France is a secular country and may have a journalistic tradition to be offensive going back to denouncing the ancient regime in the run-up to the French Revolution. But it has its own limitations like all countries on free speech. Staff themselves have been sacked at Charlie Hebdo for being accused of anti Semitism while Le Monde was also convicted of denial of Holocaust in 2005.

In any case, why does a magazine want to prove it can be blasphemous. For what reason other than to be more provocative? To achieve what? Is nothing worth respect anymore? Just because Christians and Jews seems to have no objections to have scorn poured upon their religion, do Muslims have to do the same to learn that nothing is sacred anymore as if to show that they are as ‘progressive’ like others?

With a little bit of forethought, anyone can see that the issue of being abusive about Prophet Muhammad has been deliberately picked upon by extremists in an attempt to gain recruits knowing that the issue is particularly sensitive to every Muslim. The reaction by the West could not have been more ill-fitting by maligning Muslims in their outrage. Several newspapers in the UK, including the Guardian, Independent and Times though not the Daily Telegraph, took it upon themselves to publish the latest offensive cartoon. The much maligned Murdoch Sky TV station did not show the cartoon.

The consequence of the Islamophobic barrage has been akin to the propaganda of extreme right-wing groups that led to hundreds of attacks on Muslims and mosques. Equally pernicious was a letter from Communities Secretary, Eric Pickles, to Muslim leaders that challenged them to prove that they were not fifth columnists and that they respected British values. The war of civilisations so dangerously becomes one step closer with the implications that Islam and the West were not compatible.

In Europe and America, there appears to have been no soul-searching of their own biases and intolerance build upon their Judeo-Christian inheritance but which is now disconnected from its religious roots. If beliefs can be watered down under the banner of the so-called enlightenment, liberalism and supremacy of secularism, does it mean Islam has to go down the same route of reformation?

Before preaching to Muslims, the British Government among others, need to look at its own ethics and principles. They have especially selected their own advisors who claim to know more than Muslims themselves to invent what Pickles is now calling “British Islam.” No doubt in the Government’s own vision.

One Response to “A right Charlie”

Chris BealesJanuary 30, 2015

Like you, I was appalled by the dreadful attack on the Parish office of the French magazine Charlie Hebdo. But I am also deeply sorry for the way the magazine then ” chose to pour more scorn on their beloved Prophet Muhammad (S) when printing yet another abusive caricature on the cover”, to quote your excellent editorial. This was gratuitously offensive and inevitably not only caused offence to many Muslims but also seems to increased violence and nurtured Islamophobia. I write as a committed Christian.
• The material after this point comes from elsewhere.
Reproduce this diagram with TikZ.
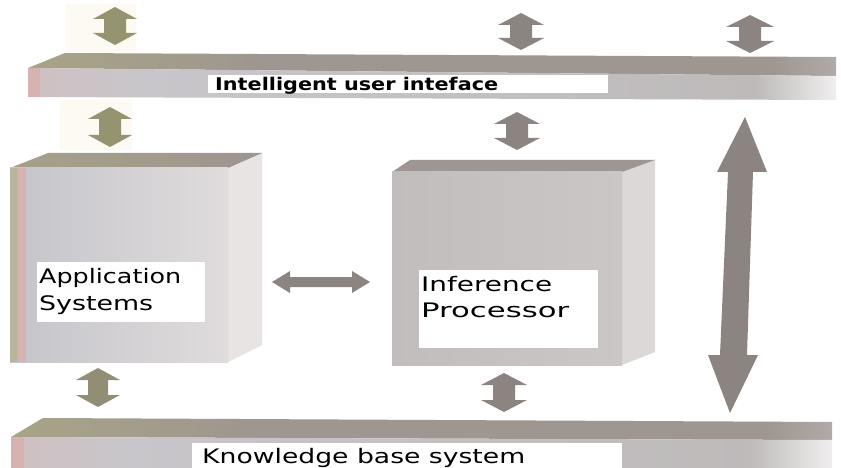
\documentclass[tikz,border=0pt]{standalone}
\usepackage{fontspec}
\setmainfont{DejaVu Sans}

% palette
\definecolor{slabtopL}{RGB}{168,164,134}
\definecolor{slabtopM}{RGB}{158,150,144}
\definecolor{slabtopR}{RGB}{176,170,168}
\definecolor{slabfrontL}{RGB}{208,192,194}
\definecolor{slabfrontM}{RGB}{200,198,202}
\definecolor{slabfrontN}{RGB}{190,186,186}
\definecolor{slabfrontR}{RGB}{240,238,238}
\definecolor{blockfrontL}{RGB}{196,196,202}
\definecolor{blockfrontM}{RGB}{204,202,206}
\definecolor{blockfrontR}{RGB}{224,220,220}
\definecolor{blockside}{RGB}{232,228,228}
\definecolor{blocktop}{RGB}{166,160,136}
\definecolor{blockpink}{RGB}{214,178,176}
\definecolor{infront}{RGB}{194,189,189}
\definecolor{infside}{RGB}{220,216,216}
\definecolor{inftop}{RGB}{158,150,146}
\definecolor{arrowgray}{RGB}{140,132,128}
\definecolor{arrowolive}{RGB}{150,148,112}
\definecolor{cream}{RGB}{252,250,243}

% slab faces: grey along most of the length, washing out at the far right end
\pgfdeclarehorizontalshading{slabfront}{100bp}{color(0bp)=(slabfrontL); color(25bp)=(slabfrontL);
  color(32bp)=(slabfrontM); color(70bp)=(slabfrontN); color(75bp)=(slabfrontR); color(100bp)=(slabfrontR)}
\pgfdeclarehorizontalshading{slabtop}{100bp}{color(0bp)=(slabtopL); color(25bp)=(slabtopL);
  color(40bp)=(slabtopM); color(71bp)=(slabtopM); color(75bp)=(slabtopR); color(100bp)=(slabtopR)}

% vertical two-headed block arrow:
% #1 colour, #2 centre x, #3 top y, #4 bottom y, #5 shaft half width, #6 head half width, #7 head length
\newcommand\vbiarrow[7]{%
  \fill[#1] (#2,#3) -- (#2+#6,#3+#7) -- (#2+#5,#3+#7) -- (#2+#5,#4-#7)
    -- (#2+#6,#4-#7) -- (#2,#4) -- (#2-#6,#4-#7) -- (#2-#5,#4-#7)
    -- (#2-#5,#3+#7) -- (#2-#6,#3+#7) -- cycle;}
% horizontal two-headed block arrow:
% #1 colour, #2 left x, #3 right x, #4 centre y, #5 shaft half height, #6 head half height, #7 head length
\newcommand\hbiarrow[7]{%
  \fill[#1] (#2,#4) -- (#2+#7,#4-#6) -- (#2+#7,#4-#5) -- (#3-#7,#4-#5)
    -- (#3-#7,#4-#6) -- (#3,#4) -- (#3-#7,#4+#6) -- (#3-#7,#4+#5)
    -- (#2+#7,#4+#5) -- (#2+#7,#4+#6) -- cycle;}
% stretch a line of text to a given width, keeping its height
\newcommand\wideline[2]{\resizebox{#1}{\height}{#2}}

\begin{document}
\begin{tikzpicture}[x=1pt,y=-1pt,
  labelbox/.style={fill=white, draw=none, inner sep=0pt, anchor=north west},
  labeltext/.style={anchor=base west, inner sep=0pt, text=black,
    font=\fontsize{20}{24}\selectfont},
  uitextstyle/.style={anchor=base west, inner sep=0pt, text=black,
    font=\bfseries\fontsize{17.5}{21}\selectfont}]
\useasboundingbox (0,0) rectangle (841,468);
\fill[white] (0,0) rectangle (841,468);

% faint paper patches behind the left-hand arrows
\fill[cream] (66,4) rectangle (136,52);
\fill[cream] (60,100) rectangle (132,150);

% ---------------- top slab: user interface ----------------
\shade[shading=slabtop] (28,68) -- (65,53) -- (836,57) -- (836,76) -- cycle;
\shade[shading=slabfront] (28,68) -- (836,76) -- (836,100) -- (28,97) -- cycle;
\fill[blockpink] (28,68) -- (40,68.1) -- (40,97) -- (28,97) -- cycle;
\node[labelbox, minimum width=400pt, minimum height=18pt] (uibox) at (208,75) {};
\node[uitextstyle] (uitext) at (215,91) {\wideline{283pt}{Intelligent user inteface}};

% ---------------- application block ----------------
\fill[blockside] (228,168) -- (262,153) -- (262,345) -- (228,362) -- cycle;
\shade[left color=blocktop, right color=slabtopM]
  (10,168) -- (48,153) -- (262,153) -- (228,168) -- cycle;
\shade[left color=blockfrontL, middle color=blockfrontM, right color=blockfrontR]
  (10,168) rectangle (228,362);
\fill[blockpink] (17,168) rectangle (26,362);
\fill[arrowolive!70!white] (10,168) rectangle (17,362);
\node[labelbox, minimum width=168pt, minimum height=60pt] (appbox) at (37,262) {};
\node[labeltext] (app1) at (39,283) {\wideline{142pt}{Application}};
\node[labeltext] (app2) at (39,310) {\wideline{114pt}{Systems}};

% ---------------- inference block ----------------
\fill[infside] (622,172) -- (655,160) -- (655,352) -- (622,365) -- cycle;
\fill[inftop] (392,172) -- (410,160) -- (655,160) -- (622,172) -- cycle;
\shade[left color=infront, right color=infront!85!white]
  (392,172) rectangle (622,365);
\node[labelbox, minimum width=179pt, minimum height=78pt] (infbox) at (419,270) {};
\node[labeltext] (inf1) at (421,291) {\wideline{131pt}{Inference}};
\node[labeltext] (inf2) at (421,317) {\wideline{148pt}{Processor}};

% ---------------- bottom slab: knowledge base ----------------
\shade[shading=slabtop] (11,437) -- (43,418) -- (832,422) -- (832,440) -- cycle;
\shade[shading=slabfront] (11,437) -- (832,440) -- (832,468) -- (11,468) -- cycle;
\fill[blockpink] (11,437) -- (24,437.1) -- (24,468) -- (11,468) -- cycle;
\node[labelbox, minimum width=430pt, minimum height=25pt] (kbbox) at (192,443) {};
\node[labeltext] (kbtext) at (202,463) {\wideline{323pt}{Knowledge base system}};

% ---------------- arrows ----------------
% above the interface slab
\vbiarrow{arrowolive}{115}{7}{45}{11}{22}{12}
\vbiarrow{arrowgray}{521}{13}{50}{11}{23}{12}
\vbiarrow{arrowgray}{750}{15}{53}{11}{24}{12}
% interface slab to the blocks
\vbiarrow{arrowolive}{110}{107}{147}{11}{22}{12}
\vbiarrow{arrowgray}{517}{112}{150}{11}{23}{12}
% blocks to the knowledge slab
\vbiarrow{arrowolive!60!arrowgray}{98}{368}{407}{10}{22}{12}
\vbiarrow{arrowgray}{504}{373}{412}{11}{23}{12}
% application <-> inference
\hbiarrow{arrowgray}{272}{370}{282}{5}{11}{18}
% long arrow: interface <-> knowledge base
\fill[arrowgray] (745,117) -- (767,172) -- (753,172) -- (747,355) -- (758,355)
  -- (730,413) -- (708,355) -- (720,355) -- (728,172) -- (717,172) -- cycle;
\end{tikzpicture}
\end{document}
I am an ordained minister.As a follower of Jesus Christ, I know that the love of God is big enough to include us all, and his ways of working are far bigger and more inclusive and loving than we can imagine. Muslims, Christians, Jews, people of all faiths and none – we are all children of God and called to serve him by building just and loving families, communities and nations. I started an education and skills training project 10 years ago in Afghanistan and I have immeasurable admiration, respect and love for those courageous young Afghan people- all Muslim. Of course I see God at work in the way they live, work and serve. I am involved in setting up a school in East London. Of course it will include young people of all faiths, ethnicities and cultures – what an exciting and world-shaping prospect. I am a local parish priest, and preached in my church a fortnight ago on what I understand, from my Muslim friends and from extensive research, to be the proper meanings of sharia and jihad. I have never had so many comments – all positive – after the service. In our struggle for justice, practice of love and search for truth, Christians and Muslims need to find more ways to express our togetherness. Thank you for your profound and well written editorial.